Regresamos al fuerte a primeras horas de la mañana. Seguro que alguna vez me sentido más cansada que ahora, pero no logro recordar cuándo. Las ampollas me destrozan los pies a pesar de que el calzado me queda bien, y se me pela el cuello de tenerlo expuesto al sol durante largas jornadas. Algo va mal.

Zoe sale a mi encuentro en la entrada de la fortaleza. Se abraza a Monty y alza la mirada hacia mí como si yo fuera su madre o algo parecido. No es la chica tímida de siempre. Su cuerpo de pájaro no tiembla de miedo, sino de rabia.

—Tienes que matar a ese montón de basura, Lexa. Tienes que cortarle las cochinas pelotas.

Wells.

—¿Qué ha pasado? —Miro a mi alrededor—. Zoe. ¿Dónde está Bellamy?

Me lo cuenta.

Wells capturó a Harper mientras volvía de la torre. Le pegaron. Entonces Wells envió aquí una de sus orejas. Iba dirigida a mí. Creían que Harper era mi chica, y Wells supone que conoce mi temperamento.

Arrancaron la reacción que querían, pero no de mí.

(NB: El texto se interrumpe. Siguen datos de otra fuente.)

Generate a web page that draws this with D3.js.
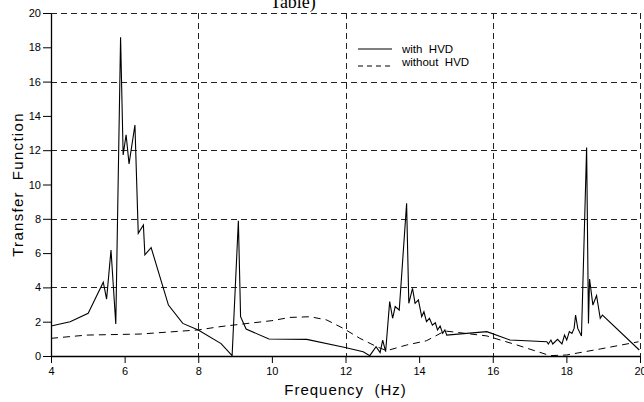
<!DOCTYPE html>
<html>
<head>
<meta charset="utf-8">
<script src="https://cdn.jsdelivr.net/npm/d3@7"></script>
<style>
  body { margin: 0; background: #fff; }
  svg text { font-family: "Liberation Sans", Arial, sans-serif; fill: #000; }
</style>
</head>
<body>
<div id="chart"></div>
<script>
// with HVD (solid)
var withF = [4, 4.52, 5.01, 5.42, 5.51, 5.63, 5.76, 5.89, 5.96, 6.04, 6.12, 6.28, 6.37, 6.51, 6.55, 6.72,
  7.19, 7.58, 8.0, 8.62, 8.92, 9.09, 9.15, 9.30, 9.92, 10.95, 11.99, 12.48, 12.66,
  12.83, 12.94, 13.01, 13.09, 13.2, 13.28, 13.35, 13.46, 13.66, 13.72, 13.82, 13.89, 13.98,
  14.07, 14.13, 14.2, 14.28, 14.36, 14.44, 14.5, 14.57, 14.64, 14.7, 14.75,
  15.84, 16.47, 17.47, 17.51, 17.58, 17.63, 17.76, 17.88, 17.95, 18.01, 18.08, 18.15, 18.21,
  18.25, 18.31, 18.41, 18.55, 18.6, 18.63, 18.72, 18.82, 18.92, 18.98, 19.98];
var withV = [1.75, 2.0, 2.49, 4.3, 3.32, 6.18, 1.87, 18.58, 11.72, 12.9, 11.2, 13.47, 7.15, 7.64, 5.9, 6.32,
  2.97, 1.9, 1.52, 0.72, 0.02, 7.89, 2.29, 1.57, 0.99, 0.97, 0.5, 0.25, 0.02,
  0.54, 0.2, 0.93, 0.25, 3.17, 2.2, 2.88, 2.68, 8.9, 3.07, 3.95, 3.07, 3.27,
  2.29, 2.58, 2.0, 2.2, 1.8, 1.94, 1.52, 1.75, 1.32, 1.52, 1.22,
  1.42, 0.93, 0.83, 0.7, 0.93, 0.7, 0.97, 0.7, 1.22, 0.93, 1.42, 1.32, 1.61,
  2.39, 1.61, 1.17, 12.15, 1.9, 4.49, 2.97, 3.52, 2.2, 2.39, 0.35];

// without HVD (dashed)
var withoutF = [4, 4.97, 6.42, 8.0, 8.59, 9.22, 10.0, 10.49, 11.04, 11.49, 11.94, 12.39, 12.85, 13.12,
  13.66, 14.2, 14.7, 15.84, 16.66, 17.56, 18.01, 18.92, 19.96];
var withoutV = [1.03, 1.22, 1.28, 1.52, 1.71, 1.87, 2.06, 2.25, 2.29, 2.1, 1.61, 1.03, 0.54, 0.31,
  0.64, 0.89, 1.46, 1.17, 0.64, 0.02, 0.06, 0.41, 0.83];

var xTicks = [4, 6, 8, 10, 12, 14, 16, 18, 20];
var yTicks = [0, 2, 4, 6, 8, 10, 12, 14, 16, 18, 20];
var xGrid = [8, 12, 16, 20];
var yGrid = [4, 8, 12, 16, 20];
var seriesNames = ["with  HVD", "without  HVD"];

var W = 644, H = 402;
var margin = {top: 13, right: 4, bottom: 46, left: 51};
var width = W - margin.left - margin.right,
    height = H - margin.top - margin.bottom;

var svg = d3.select("#chart").append("svg")
    .attr("width", W)
    .attr("height", H);

// title fragment cut off at the top
svg.append("text")
    .attr("x", 293).attr("y", 8)
    .attr("text-anchor", "middle")
    .style("font-family", "'Liberation Serif', 'Times New Roman', serif")
    .style("font-size", "18px")
    .text("Table)");

var g = svg.append("g")
    .attr("transform", "translate(" + margin.left + "," + margin.top + ")");

var x = d3.scaleLinear().domain([4, 20]).range([0, width]);
var y = d3.scaleLinear().domain([0, 20]).range([height, 0]);

// grid
g.selectAll(".hgrid").data(yGrid).enter().append("line")
    .attr("x1", 0).attr("x2", width)
    .attr("y1", function(d) { return Math.round(y(d)) + 0.5; })
    .attr("y2", function(d) { return Math.round(y(d)) + 0.5; })
    .attr("stroke", "#222").attr("stroke-width", 1)
    .attr("stroke-dasharray", "6,4");
g.selectAll(".vgrid").data(xGrid).enter().append("line")
    .attr("y1", 0).attr("y2", height)
    .attr("x1", function(d) { return Math.round(x(d)) + 0.5; })
    .attr("x2", function(d) { return Math.round(x(d)) + 0.5; })
    .attr("stroke", "#222").attr("stroke-width", 1)
    .attr("stroke-dasharray", "6,4");

// axes
var xAxis = g.append("g")
    .attr("transform", "translate(0," + height + ")")
    .call(d3.axisBottom(x).tickValues(xTicks).tickSize(7).tickSizeOuter(0).tickPadding(4));
var yAxis = g.append("g")
    .call(d3.axisLeft(y).tickValues(yTicks).tickSize(8).tickSizeOuter(0).tickPadding(2));
[xAxis, yAxis].forEach(function(a) {
  a.select(".domain").attr("stroke", "#000").attr("stroke-width", 1.3);
  a.selectAll(".tick line").attr("stroke", "#000");
  a.selectAll("text").style("font-size", "11px")
    .style("font-family", "'Liberation Sans', Arial, sans-serif");
});

// lines
var lineFn = d3.line()
    .x(function(d) { return x(d[0]); })
    .y(function(d) { return y(d[1]); });

var withData = withF.map(function(f, i) { return [f, withV[i]]; });
var withoutData = withoutF.map(function(f, i) { return [f, withoutV[i]]; });

g.append("path").datum(withoutData)
    .attr("d", lineFn)
    .attr("fill", "none").attr("stroke", "#000").attr("stroke-width", 1)
    .attr("stroke-dasharray", "7,5");
g.append("path").datum(withData)
    .attr("d", lineFn)
    .attr("fill", "none").attr("stroke", "#000").attr("stroke-width", 1.1)
    .attr("stroke-linejoin", "miter");

// legend
var legend = svg.append("g").attr("transform", "translate(358,49)");
legend.selectAll("line").data(seriesNames).enter().append("line")
    .attr("x1", 0).attr("x2", 34)
    .attr("y1", function(d, i) { return i * 17; })
    .attr("y2", function(d, i) { return i * 17; })
    .attr("stroke", "#000").attr("stroke-width", 1)
    .attr("stroke-dasharray", function(d, i) { return i ? "5,4" : null; });
legend.selectAll("text").data(seriesNames).enter().append("text")
    .attr("x", 44)
    .attr("y", function(d, i) { return i * 13 + 4; })
    .style("font-size", "11.5px")
    .style("white-space", "pre")
    .attr("xml:space", "preserve")
    .text(function(d) { return d; });

// axis labels
svg.append("text")
    .attr("x", margin.left + width / 2).attr("y", 395)
    .attr("text-anchor", "middle")
    .style("font-size", "15px")
    .style("letter-spacing", "1px")
    .style("white-space", "pre")
    .text("Frequency  (Hz)");
svg.append("text")
    .attr("transform", "translate(23," + (margin.top + height / 2) + ") rotate(-90)")
    .attr("text-anchor", "middle")
    .style("font-size", "15px")
    .style("letter-spacing", "1.3px")
    .style("white-space", "pre")
    .text("Transfer  Function");
</script>
</body>
</html>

Bellamy estaba de guardia mientras los otros dormían y se escabulló hacia el castillo para desafiar a Wells. De algún modo, el brillante jovencito pensaba que doscientos años de honor y tradición áureos sobrevivirían a la enfermedad que ha consumido a la tribu de Wells en apenas unas semanas. El hijo del emperador estaba equivocado. Y tampoco está acostumbrado a que su patrimonio sea de tan escasa trascendencia. En el mundo real habría estado a salvo. En este mundo en miniatura, no.

—Pero está vivo —confirmo.

—¡Sí, estoy vivo, florecilla!

Bellamy sale del fuerte sin camiseta, tambaleándose.

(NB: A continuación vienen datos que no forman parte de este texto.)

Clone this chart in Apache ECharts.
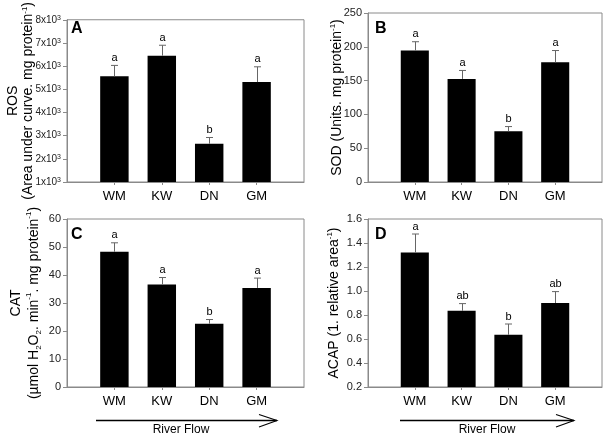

—¡Bellamy! —exclama Monty, y ahoga un grito.

El rostro se le empalidece de súbito.

El ojo izquierdo de Bellamy está cerrado por la hinchazón y el derecho está cubierto de sangre. Tiene los labios partidos. Las costillas, púrpuras como uvas. Tres dedos dislocados le brotan de la mano como las raíces de un árbol y tiene el hombro en un ángulo extraño. Los demás lo contemplan con tristeza. Bellamy era el hijo del emperador: su caballero de armadura resplandeciente. Y ahora su cuerpo es un desastre. Las miradas que le dedican y el pálido resplandor de sus pieles me dicen que no habían visto a alguien hermoso mutilado.

Yo sí.

Huele a meados.

Él hace como si todo hubiera sido una broma.

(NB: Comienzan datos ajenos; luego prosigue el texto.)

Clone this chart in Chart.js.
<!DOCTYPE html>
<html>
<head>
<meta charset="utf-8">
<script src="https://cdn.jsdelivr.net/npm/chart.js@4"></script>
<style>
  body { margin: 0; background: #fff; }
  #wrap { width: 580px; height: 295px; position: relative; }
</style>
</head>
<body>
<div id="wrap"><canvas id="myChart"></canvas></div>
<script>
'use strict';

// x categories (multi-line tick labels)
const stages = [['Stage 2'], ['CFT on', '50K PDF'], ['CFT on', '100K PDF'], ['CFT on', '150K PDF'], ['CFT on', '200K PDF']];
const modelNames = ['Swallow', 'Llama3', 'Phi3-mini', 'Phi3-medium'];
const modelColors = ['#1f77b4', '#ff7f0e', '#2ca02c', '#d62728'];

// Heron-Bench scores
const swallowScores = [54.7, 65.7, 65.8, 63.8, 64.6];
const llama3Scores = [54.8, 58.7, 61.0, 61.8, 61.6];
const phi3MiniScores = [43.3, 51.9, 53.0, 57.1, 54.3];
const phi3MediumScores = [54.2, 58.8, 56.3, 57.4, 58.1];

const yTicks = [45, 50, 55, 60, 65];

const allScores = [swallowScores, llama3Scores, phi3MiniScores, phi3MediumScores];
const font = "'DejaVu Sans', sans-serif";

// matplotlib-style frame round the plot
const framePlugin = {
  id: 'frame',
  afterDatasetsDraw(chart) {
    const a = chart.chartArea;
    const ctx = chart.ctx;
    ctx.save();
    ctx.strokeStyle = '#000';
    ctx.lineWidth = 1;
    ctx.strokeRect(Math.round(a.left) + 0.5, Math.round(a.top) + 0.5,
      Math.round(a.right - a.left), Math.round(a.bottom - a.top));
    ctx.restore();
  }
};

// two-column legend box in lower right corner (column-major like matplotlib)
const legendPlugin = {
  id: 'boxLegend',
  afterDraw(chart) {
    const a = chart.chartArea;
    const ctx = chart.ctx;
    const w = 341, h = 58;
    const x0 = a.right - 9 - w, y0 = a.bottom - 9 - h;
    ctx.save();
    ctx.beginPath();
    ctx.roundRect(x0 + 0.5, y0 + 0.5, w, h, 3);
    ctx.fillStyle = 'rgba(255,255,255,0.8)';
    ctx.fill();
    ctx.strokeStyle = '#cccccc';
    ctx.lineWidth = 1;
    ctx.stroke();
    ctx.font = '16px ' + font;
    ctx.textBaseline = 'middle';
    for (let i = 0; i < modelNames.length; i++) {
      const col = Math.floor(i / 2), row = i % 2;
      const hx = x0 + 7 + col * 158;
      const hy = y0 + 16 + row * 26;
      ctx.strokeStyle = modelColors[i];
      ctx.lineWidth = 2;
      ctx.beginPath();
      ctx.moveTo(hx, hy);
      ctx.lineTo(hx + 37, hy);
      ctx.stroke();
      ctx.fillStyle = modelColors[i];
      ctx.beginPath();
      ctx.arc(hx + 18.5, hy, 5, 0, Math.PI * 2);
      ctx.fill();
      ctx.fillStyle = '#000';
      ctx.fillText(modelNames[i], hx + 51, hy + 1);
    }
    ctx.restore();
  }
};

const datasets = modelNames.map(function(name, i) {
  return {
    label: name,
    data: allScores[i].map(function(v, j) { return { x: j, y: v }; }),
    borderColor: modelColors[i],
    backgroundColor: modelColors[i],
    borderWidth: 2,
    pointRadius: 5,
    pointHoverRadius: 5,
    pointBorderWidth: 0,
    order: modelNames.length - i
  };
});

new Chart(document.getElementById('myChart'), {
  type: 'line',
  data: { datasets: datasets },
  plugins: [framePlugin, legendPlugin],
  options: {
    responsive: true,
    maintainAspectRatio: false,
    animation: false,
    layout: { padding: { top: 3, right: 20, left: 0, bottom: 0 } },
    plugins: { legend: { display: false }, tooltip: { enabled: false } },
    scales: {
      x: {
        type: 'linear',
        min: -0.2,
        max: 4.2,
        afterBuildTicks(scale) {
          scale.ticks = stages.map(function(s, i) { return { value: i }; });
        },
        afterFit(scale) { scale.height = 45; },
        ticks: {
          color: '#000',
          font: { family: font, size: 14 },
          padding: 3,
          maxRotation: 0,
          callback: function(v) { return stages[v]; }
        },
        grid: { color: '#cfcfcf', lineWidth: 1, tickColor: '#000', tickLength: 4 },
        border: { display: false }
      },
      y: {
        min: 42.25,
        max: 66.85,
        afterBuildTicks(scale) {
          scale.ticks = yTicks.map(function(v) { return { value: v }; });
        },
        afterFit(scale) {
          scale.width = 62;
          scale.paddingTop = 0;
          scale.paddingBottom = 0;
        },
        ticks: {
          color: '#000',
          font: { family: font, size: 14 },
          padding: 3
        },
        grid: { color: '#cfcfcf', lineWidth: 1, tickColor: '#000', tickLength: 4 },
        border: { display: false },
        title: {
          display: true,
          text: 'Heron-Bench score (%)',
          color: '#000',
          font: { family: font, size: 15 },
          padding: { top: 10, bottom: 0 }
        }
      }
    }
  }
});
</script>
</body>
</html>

—Me zurraron pero bien cuando lo desafié. Me dieron con una pala en un lado de la cabeza. Entonces me rodearon y se mearon encima de mí en círculo. Después me ataron en ese apestoso torreón, pero Pólux me liberó, como un buen chico, y ha aceptado a abrir la puerta si lo necesitamos.

—Creo que has sido muy estúpido —le reprocho.

—Claro que lo es, quiere ser uno de los caballeros de la soberana —murmura Monty—. Y lo único que hacen es batirse en duelo. —Agita su larga melena. Tiene tierra incrustada en la cinta de cuero que ciñe su coleta—. Tendrías que habernos esperado.

—Ya no hay marcha atrás —digo—. Seguimos con el plan.

—Vale —accede Bellamy, despectivo—, pero para cuando llegue el momento, Wells es mío.